--- start ---
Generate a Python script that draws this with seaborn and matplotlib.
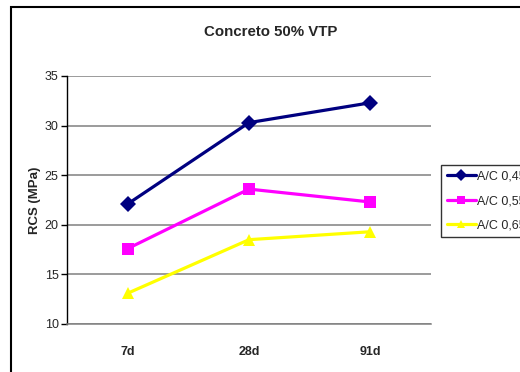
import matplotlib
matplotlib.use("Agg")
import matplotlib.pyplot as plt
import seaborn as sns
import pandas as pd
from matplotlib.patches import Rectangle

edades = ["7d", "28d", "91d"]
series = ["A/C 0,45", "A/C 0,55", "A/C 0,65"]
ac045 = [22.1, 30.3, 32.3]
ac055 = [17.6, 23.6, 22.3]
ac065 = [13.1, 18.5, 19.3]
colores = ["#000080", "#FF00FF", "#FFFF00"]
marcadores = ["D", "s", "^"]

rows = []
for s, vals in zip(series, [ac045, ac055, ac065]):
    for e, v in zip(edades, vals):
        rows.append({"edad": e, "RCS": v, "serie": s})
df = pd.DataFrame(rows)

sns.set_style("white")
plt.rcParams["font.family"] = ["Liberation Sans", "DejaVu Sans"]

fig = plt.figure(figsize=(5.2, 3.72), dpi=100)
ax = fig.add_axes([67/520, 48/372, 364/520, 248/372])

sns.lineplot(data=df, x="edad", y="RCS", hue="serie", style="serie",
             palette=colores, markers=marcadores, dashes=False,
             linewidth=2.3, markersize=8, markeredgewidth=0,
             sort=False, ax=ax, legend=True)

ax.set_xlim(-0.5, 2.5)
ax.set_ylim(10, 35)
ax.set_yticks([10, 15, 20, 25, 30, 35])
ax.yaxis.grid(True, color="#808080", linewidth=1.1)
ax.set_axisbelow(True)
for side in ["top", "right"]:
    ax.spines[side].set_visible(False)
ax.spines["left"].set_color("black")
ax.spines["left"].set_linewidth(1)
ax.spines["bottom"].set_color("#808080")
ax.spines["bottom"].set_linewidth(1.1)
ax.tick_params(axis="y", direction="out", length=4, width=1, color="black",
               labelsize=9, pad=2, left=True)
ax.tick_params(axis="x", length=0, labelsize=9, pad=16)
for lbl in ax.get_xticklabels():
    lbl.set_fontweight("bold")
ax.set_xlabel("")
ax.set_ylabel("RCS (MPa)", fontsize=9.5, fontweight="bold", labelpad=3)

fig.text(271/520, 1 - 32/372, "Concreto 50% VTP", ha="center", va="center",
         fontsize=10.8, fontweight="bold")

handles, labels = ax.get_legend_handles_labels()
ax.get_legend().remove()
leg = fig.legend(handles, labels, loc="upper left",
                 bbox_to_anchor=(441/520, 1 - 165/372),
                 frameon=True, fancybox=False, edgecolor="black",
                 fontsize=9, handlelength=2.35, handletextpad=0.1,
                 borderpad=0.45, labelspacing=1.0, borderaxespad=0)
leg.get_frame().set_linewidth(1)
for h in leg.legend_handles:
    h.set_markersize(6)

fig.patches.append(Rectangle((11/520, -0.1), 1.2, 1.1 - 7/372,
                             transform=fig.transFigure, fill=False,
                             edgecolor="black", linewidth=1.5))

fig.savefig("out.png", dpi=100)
--- end ---
Given request: Set down the complete material exactly, but do not include the images.

Final result:
Generate a Python script that draws this with seaborn and matplotlib.
import matplotlib
matplotlib.use("Agg")
import matplotlib.pyplot as plt
import seaborn as sns
import pandas as pd
from matplotlib.patches import Rectangle

edades = ["7d", "28d", "91d"]
series = ["A/C 0,45", "A/C 0,55", "A/C 0,65"]
ac045 = [22.1, 30.3, 32.3]
ac055 = [17.6, 23.6, 22.3]
ac065 = [13.1, 18.5, 19.3]
colores = ["#000080", "#FF00FF", "#FFFF00"]
marcadores = ["D", "s", "^"]

rows = []
for s, vals in zip(series, [ac045, ac055, ac065]):
    for e, v in zip(edades, vals):
        rows.append({"edad": e, "RCS": v, "serie": s})
df = pd.DataFrame(rows)

sns.set_style("white")
plt.rcParams["font.family"] = ["Liberation Sans", "DejaVu Sans"]

fig = plt.figure(figsize=(5.2, 3.72), dpi=100)
ax = fig.add_axes([67/520, 48/372, 364/520, 248/372])

sns.lineplot(data=df, x="edad", y="RCS", hue="serie", style="serie",
             palette=colores, markers=marcadores, dashes=False,
             linewidth=2.3, markersize=8, markeredgewidth=0,
             sort=False, ax=ax, legend=True)

ax.set_xlim(-0.5, 2.5)
ax.set_ylim(10, 35)
ax.set_yticks([10, 15, 20, 25, 30, 35])
ax.yaxis.grid(True, color="#808080", linewidth=1.1)
ax.set_axisbelow(True)
for side in ["top", "right"]:
    ax.spines[side].set_visible(False)
ax.spines["left"].set_color("black")
ax.spines["left"].set_linewidth(1)
ax.spines["bottom"].set_color("#808080")
ax.spines["bottom"].set_linewidth(1.1)
ax.tick_params(axis="y", direction="out", length=4, width=1, color="black",
               labelsize=9, pad=2, left=True)
ax.tick_params(axis="x", length=0, labelsize=9, pad=16)
for lbl in ax.get_xticklabels():
    lbl.set_fontweight("bold")
ax.set_xlabel("")
ax.set_ylabel("RCS (MPa)", fontsize=9.5, fontweight="bold", labelpad=3)

fig.text(271/520, 1 - 32/372, "Concreto 50% VTP", ha="center", va="center",
         fontsize=10.8, fontweight="bold")

handles, labels = ax.get_legend_handles_labels()
ax.get_legend().remove()
leg = fig.legend(handles, labels, loc="upper left",
                 bbox_to_anchor=(441/520, 1 - 165/372),
                 frameon=True, fancybox=False, edgecolor="black",
                 fontsize=9, handlelength=2.35, handletextpad=0.1,
                 borderpad=0.45, labelspacing=1.0, borderaxespad=0)
leg.get_frame().set_linewidth(1)
for h in leg.legend_handles:
    h.set_markersize(6)

fig.patches.append(Rectangle((11/520, -0.1), 1.2, 1.1 - 7/372,
                             transform=fig.transFigure, fill=False,
                             edgecolor="black", linewidth=1.5))

fig.savefig("out.png", dpi=100)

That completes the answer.